▸ Given data
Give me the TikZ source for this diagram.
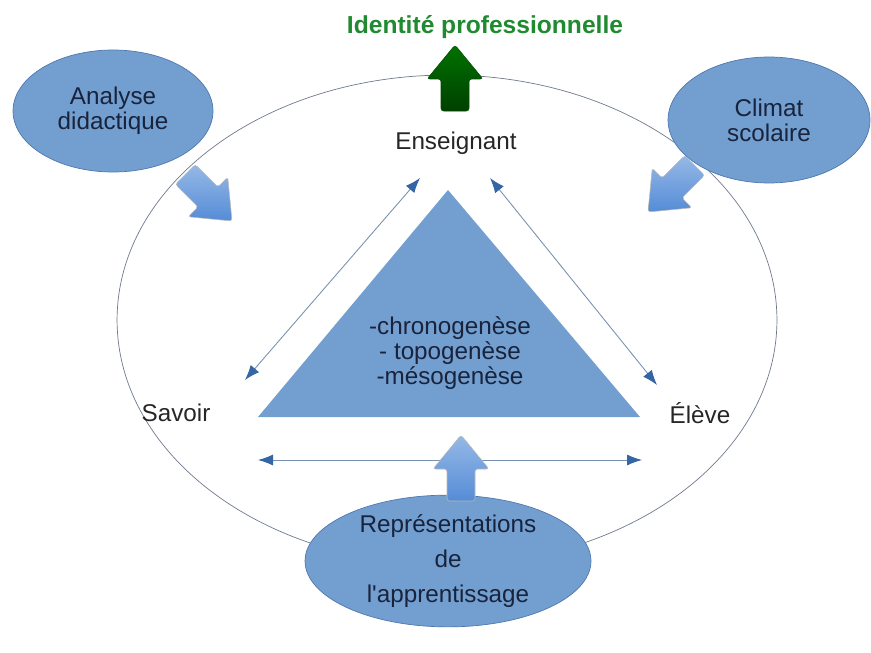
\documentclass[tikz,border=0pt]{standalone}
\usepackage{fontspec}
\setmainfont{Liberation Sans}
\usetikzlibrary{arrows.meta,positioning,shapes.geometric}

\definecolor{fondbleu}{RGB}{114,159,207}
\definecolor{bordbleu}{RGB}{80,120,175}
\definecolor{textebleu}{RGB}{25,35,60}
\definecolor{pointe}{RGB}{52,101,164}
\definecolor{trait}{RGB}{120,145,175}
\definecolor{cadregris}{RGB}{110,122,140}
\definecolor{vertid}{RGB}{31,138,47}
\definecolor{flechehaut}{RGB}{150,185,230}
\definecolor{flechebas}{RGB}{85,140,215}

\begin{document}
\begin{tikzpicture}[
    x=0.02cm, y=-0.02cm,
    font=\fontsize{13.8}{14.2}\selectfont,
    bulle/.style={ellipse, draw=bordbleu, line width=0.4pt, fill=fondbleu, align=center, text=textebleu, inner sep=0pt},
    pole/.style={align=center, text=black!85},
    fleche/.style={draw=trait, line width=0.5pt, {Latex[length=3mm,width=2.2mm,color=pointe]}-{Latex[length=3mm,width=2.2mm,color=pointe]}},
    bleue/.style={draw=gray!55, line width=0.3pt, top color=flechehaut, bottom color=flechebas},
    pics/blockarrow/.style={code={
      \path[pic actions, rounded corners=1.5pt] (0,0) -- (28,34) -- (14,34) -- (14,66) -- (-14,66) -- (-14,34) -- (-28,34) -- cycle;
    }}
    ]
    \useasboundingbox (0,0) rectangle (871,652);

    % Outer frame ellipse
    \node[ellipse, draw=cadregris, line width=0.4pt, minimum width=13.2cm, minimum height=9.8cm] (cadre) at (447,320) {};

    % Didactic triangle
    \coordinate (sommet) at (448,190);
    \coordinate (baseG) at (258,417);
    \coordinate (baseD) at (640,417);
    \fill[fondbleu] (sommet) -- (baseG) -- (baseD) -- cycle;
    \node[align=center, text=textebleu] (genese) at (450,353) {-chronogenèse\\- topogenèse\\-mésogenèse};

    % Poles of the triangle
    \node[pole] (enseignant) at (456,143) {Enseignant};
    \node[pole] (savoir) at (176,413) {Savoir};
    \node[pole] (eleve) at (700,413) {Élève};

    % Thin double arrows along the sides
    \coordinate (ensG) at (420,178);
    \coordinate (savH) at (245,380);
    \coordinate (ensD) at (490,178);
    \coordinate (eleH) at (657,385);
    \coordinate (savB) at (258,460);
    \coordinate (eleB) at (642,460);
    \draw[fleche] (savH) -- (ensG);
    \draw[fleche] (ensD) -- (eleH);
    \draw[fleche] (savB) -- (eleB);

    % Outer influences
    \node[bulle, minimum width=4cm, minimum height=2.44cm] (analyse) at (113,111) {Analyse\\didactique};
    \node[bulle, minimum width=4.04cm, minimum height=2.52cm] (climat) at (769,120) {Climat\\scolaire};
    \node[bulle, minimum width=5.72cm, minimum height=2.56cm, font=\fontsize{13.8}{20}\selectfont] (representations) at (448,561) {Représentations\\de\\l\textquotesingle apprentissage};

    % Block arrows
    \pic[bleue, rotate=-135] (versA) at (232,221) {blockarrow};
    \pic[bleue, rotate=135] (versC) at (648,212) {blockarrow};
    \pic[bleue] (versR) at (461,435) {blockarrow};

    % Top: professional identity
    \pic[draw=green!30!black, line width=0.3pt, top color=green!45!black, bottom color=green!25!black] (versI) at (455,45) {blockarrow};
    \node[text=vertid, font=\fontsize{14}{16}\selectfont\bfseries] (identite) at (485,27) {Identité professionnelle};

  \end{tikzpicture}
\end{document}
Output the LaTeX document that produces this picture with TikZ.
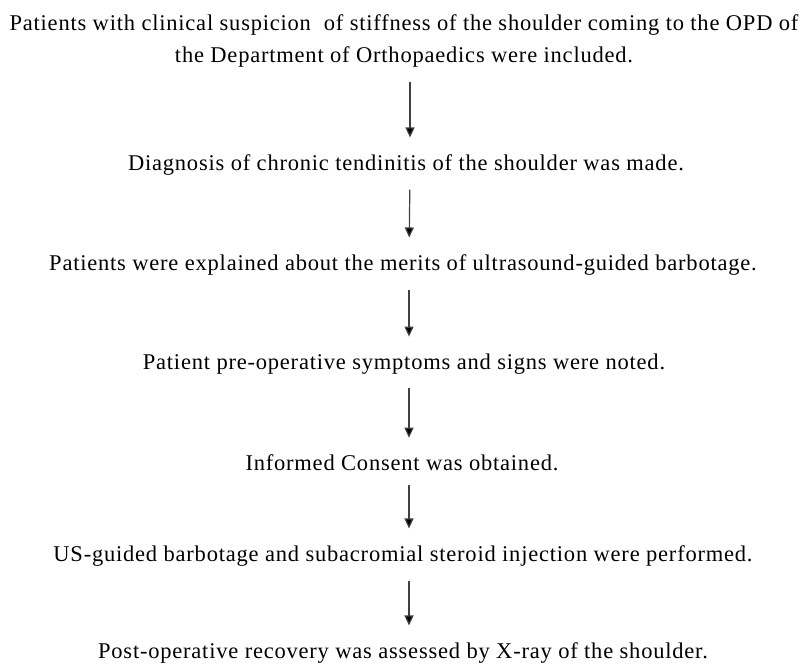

▸ What you have to do
All lines from the start of the entries above through the line containing "line width=0.4pt, minimum" are to be given again exactly; the pictures are not.

▸ Exercise output
Give me the TikZ source for this diagram.
\documentclass[tikz,border=0pt]{standalone}
\usepackage{fontspec}
\setmainfont{Liberation Sans}
\usetikzlibrary{arrows.meta,positioning,shapes.geometric}

\definecolor{fondbleu}{RGB}{114,159,207}
\definecolor{bordbleu}{RGB}{80,120,175}
\definecolor{textebleu}{RGB}{25,35,60}
\definecolor{pointe}{RGB}{52,101,164}
\definecolor{trait}{RGB}{120,145,175}
\definecolor{cadregris}{RGB}{110,122,140}
\definecolor{vertid}{RGB}{31,138,47}
\definecolor{flechehaut}{RGB}{150,185,230}
\definecolor{flechebas}{RGB}{85,140,215}

\begin{document}
\begin{tikzpicture}[
    x=0.02cm, y=-0.02cm,
    font=\fontsize{13.8}{14.2}\selectfont,
    bulle/.style={ellipse, draw=bordbleu, line width=0.4pt, fill=fondbleu, align=center, text=textebleu, inner sep=0pt},
    pole/.style={align=center, text=black!85},
    fleche/.style={draw=trait, line width=0.5pt, {Latex[length=3mm,width=2.2mm,color=pointe]}-{Latex[length=3mm,width=2.2mm,color=pointe]}},
    bleue/.style={draw=gray!55, line width=0.3pt, top color=flechehaut, bottom color=flechebas},
    pics/blockarrow/.style={code={
      \path[pic actions, rounded corners=1.5pt] (0,0) -- (28,34) -- (14,34) -- (14,66) -- (-14,66) -- (-14,34) -- (-28,34) -- cycle;
    }}
    ]
    \useasboundingbox (0,0) rectangle (871,652);

    % Outer frame ellipse
    \node[ellipse, draw=cadregris, line width=0.4pt, minimum width=13.2cm, minimum height=9.8cm] (cadre) at (447,320) {};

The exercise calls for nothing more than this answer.